■ **The problem**: Gather all lines in the entries that include the word "this".

*-*-*

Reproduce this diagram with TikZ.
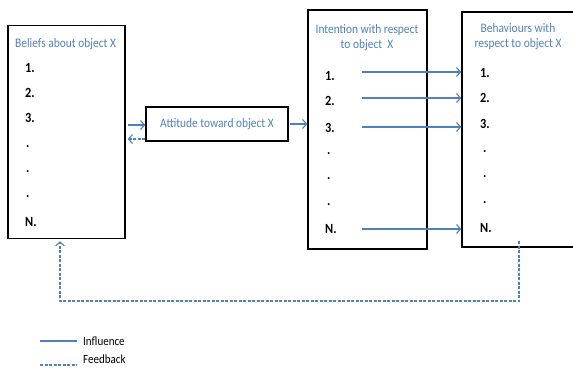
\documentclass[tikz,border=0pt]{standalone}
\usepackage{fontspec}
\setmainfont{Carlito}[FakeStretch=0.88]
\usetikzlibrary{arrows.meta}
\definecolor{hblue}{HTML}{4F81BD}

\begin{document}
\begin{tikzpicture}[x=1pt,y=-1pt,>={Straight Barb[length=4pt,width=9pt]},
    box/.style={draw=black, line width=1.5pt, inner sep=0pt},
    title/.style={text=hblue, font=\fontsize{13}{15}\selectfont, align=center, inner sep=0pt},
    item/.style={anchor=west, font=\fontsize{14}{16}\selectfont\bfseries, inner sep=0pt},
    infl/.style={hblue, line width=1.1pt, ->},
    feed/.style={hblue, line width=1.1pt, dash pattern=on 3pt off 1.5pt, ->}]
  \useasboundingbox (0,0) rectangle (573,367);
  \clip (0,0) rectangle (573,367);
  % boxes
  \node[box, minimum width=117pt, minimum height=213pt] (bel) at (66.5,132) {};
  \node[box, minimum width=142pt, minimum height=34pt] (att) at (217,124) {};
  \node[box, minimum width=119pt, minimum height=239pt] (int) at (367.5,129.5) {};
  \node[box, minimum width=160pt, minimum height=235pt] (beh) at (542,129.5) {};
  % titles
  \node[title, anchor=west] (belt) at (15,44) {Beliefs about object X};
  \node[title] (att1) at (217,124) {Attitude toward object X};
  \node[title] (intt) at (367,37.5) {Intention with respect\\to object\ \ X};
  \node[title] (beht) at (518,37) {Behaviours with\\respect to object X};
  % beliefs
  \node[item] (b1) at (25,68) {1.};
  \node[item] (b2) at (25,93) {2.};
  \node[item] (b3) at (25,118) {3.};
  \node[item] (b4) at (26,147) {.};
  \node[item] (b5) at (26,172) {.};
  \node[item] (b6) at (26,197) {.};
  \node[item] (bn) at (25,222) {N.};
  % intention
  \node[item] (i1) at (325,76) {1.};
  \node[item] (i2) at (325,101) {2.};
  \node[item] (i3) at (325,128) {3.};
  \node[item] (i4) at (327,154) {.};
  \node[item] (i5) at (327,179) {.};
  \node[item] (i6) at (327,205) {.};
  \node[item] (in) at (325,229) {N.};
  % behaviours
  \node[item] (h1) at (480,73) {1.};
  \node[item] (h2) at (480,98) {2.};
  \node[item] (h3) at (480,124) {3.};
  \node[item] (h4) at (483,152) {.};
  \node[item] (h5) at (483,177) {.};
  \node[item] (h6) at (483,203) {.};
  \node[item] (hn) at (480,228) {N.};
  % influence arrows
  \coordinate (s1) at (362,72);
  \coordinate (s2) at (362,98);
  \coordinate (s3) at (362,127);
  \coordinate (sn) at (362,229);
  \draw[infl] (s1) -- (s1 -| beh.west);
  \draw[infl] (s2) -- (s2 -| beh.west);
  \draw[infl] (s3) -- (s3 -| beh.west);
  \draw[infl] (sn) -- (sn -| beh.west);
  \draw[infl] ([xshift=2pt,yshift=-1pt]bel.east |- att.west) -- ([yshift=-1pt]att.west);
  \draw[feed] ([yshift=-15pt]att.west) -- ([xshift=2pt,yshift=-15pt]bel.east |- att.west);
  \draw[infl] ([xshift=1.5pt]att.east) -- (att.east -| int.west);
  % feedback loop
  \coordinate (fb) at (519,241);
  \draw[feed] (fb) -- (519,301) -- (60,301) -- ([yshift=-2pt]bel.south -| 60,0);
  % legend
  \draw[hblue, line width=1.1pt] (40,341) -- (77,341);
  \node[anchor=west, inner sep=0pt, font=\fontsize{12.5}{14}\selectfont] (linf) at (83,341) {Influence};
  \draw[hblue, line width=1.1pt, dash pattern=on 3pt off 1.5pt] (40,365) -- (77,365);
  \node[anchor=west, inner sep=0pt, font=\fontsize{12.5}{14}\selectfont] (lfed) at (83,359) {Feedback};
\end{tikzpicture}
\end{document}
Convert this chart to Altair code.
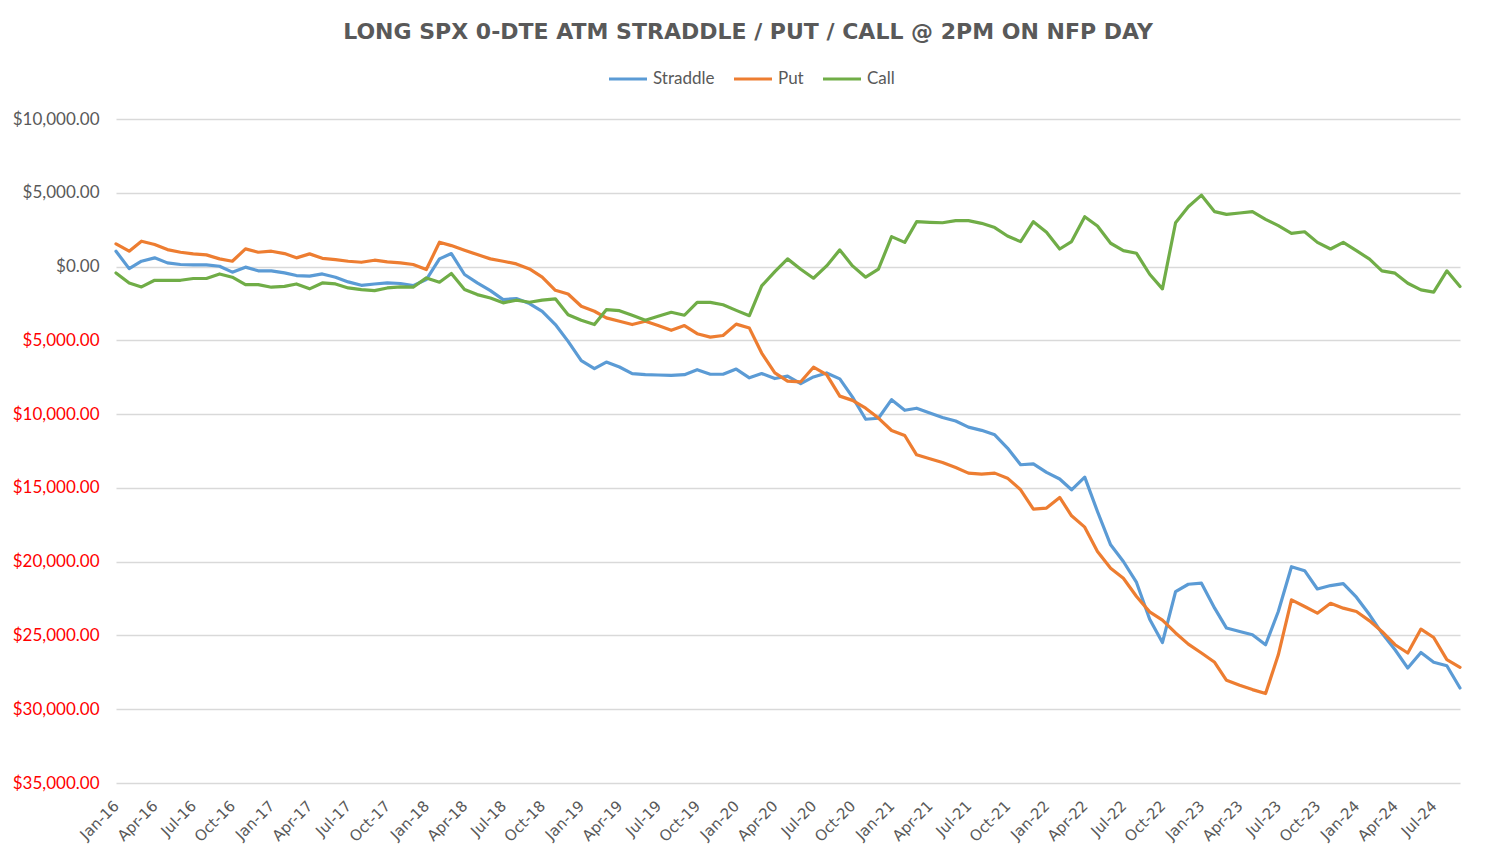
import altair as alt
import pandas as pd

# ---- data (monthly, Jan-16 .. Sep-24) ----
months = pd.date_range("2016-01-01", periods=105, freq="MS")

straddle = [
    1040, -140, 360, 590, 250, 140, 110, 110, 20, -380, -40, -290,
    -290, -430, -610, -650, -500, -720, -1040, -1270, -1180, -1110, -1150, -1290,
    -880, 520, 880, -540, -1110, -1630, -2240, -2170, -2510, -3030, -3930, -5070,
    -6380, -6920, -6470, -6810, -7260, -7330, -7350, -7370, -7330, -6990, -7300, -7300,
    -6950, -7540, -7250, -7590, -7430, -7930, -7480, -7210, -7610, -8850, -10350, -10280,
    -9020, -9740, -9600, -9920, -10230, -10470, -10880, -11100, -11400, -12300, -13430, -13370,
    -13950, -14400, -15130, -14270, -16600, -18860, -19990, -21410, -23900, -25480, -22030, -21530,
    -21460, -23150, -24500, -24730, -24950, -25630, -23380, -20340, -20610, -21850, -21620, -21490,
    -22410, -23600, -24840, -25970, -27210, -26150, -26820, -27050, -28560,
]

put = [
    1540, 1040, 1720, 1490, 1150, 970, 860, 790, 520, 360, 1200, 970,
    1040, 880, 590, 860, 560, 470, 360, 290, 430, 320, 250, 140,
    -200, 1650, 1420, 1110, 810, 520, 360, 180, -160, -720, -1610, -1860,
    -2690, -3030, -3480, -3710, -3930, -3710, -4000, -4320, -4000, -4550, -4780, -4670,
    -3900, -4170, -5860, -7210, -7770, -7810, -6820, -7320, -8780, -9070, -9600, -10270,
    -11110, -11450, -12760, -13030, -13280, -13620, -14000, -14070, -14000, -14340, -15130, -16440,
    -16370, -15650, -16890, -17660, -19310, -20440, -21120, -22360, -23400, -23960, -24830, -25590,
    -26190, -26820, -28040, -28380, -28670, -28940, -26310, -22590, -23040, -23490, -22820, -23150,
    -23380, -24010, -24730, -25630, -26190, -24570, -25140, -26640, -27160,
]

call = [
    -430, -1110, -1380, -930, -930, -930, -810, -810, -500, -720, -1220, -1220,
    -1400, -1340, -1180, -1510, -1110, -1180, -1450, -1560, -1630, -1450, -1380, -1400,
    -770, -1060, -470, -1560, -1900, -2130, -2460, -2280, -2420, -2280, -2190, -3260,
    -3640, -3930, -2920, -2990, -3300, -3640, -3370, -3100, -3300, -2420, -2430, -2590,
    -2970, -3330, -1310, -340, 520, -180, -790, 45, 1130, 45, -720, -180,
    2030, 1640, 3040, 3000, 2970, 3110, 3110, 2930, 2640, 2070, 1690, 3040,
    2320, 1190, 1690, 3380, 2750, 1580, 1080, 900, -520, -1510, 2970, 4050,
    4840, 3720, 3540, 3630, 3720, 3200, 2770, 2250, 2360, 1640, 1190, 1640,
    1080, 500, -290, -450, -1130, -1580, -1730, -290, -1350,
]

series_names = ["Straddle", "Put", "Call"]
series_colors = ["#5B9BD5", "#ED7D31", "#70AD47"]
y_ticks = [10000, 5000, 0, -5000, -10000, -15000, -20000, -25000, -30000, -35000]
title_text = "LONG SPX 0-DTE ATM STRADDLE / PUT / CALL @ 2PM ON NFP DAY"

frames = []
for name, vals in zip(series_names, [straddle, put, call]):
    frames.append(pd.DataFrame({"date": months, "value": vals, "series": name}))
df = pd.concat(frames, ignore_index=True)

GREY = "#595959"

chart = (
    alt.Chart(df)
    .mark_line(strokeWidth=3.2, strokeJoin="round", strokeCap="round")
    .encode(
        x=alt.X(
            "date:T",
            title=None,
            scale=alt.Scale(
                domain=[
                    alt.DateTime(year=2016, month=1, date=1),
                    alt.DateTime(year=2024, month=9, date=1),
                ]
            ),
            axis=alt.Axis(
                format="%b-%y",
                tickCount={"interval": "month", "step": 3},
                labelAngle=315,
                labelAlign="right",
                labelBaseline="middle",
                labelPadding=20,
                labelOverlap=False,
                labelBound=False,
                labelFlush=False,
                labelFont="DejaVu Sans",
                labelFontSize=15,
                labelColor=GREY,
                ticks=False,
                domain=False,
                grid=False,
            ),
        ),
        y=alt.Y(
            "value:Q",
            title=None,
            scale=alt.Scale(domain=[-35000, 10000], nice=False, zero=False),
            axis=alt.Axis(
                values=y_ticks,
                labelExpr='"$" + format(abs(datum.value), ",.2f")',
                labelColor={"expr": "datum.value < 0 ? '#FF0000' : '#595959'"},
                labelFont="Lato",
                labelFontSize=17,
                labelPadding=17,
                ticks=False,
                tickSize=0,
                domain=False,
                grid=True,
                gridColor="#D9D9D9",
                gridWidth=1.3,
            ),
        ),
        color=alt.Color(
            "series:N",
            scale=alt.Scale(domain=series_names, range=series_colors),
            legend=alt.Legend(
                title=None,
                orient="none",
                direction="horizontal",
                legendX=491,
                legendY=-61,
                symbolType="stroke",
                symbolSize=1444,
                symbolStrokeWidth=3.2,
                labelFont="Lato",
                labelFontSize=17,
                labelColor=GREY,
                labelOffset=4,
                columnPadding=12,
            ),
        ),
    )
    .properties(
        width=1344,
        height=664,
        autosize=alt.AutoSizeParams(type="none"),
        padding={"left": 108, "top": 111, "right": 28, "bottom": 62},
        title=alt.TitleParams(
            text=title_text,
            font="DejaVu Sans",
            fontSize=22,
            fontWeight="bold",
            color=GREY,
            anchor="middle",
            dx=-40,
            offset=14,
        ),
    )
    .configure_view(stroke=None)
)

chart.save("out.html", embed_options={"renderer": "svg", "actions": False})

*-*-*

■ **Full solution**:
Reproduce this diagram with TikZ.
Convert this chart to Altair code.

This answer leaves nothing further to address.